- The Elgin Block
- U.S. National Register of Historic Places
- Location: 225-231 Center St. Elgin, Iowa
- Coordinates: 42°57′26″N 91°37′46″W﻿ / ﻿42.95722°N 91.62944°W
- Area: less than one acre
- Built: 1872
- Built by: Lewis Thoma Henry and August Holser
- Architectural style: Italianate
- NRHP reference No.: 08000374
- Added to NRHP: May 8, 2008

= The Elgin Block =

The Elgin Block is a historic building located in Elgin, Iowa, United States. Completed in 1872, this two- and three-story Italianate-style brick structure features four storefronts. It was the first major brick building in Elgin, and saved the town after the Burlington, Cedar Rapids and Minneapolis Railroad placed their depot in the adjoining village of Lutra the same year. Lutra eventually became a part of Elgin. While a single building, it is divided into four parts that were owned separately.
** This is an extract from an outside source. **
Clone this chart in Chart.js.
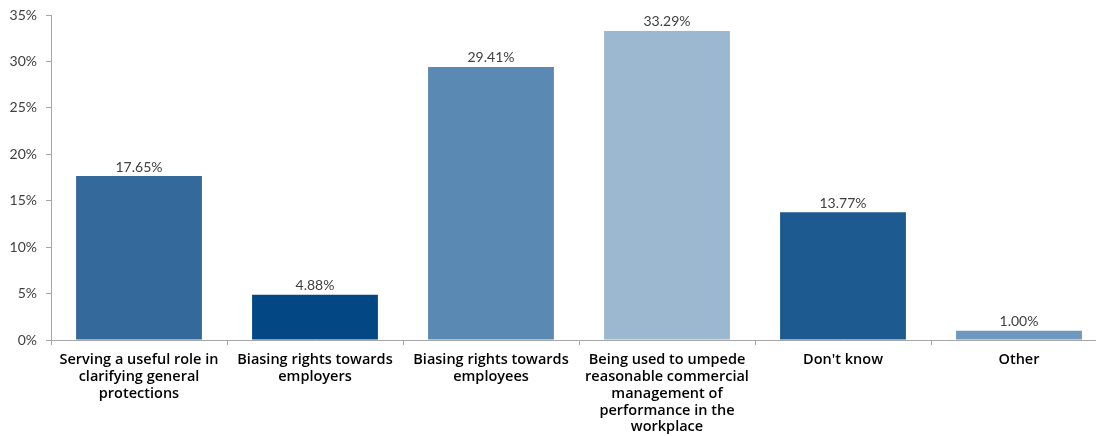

Retail businesses were located on the first floor across the block. Apartments were located on the second floors of 225 and 227. The third floor of 227 housed an Independent Order of Odd Fellows lodge, the International Association of Rebekah Assemblies, and the Order of the Eastern Star. It is the only section with three floors. The second floor of 229 and 231 housed a concert hall. The building was listed on the National Register of Historic Places in 2008.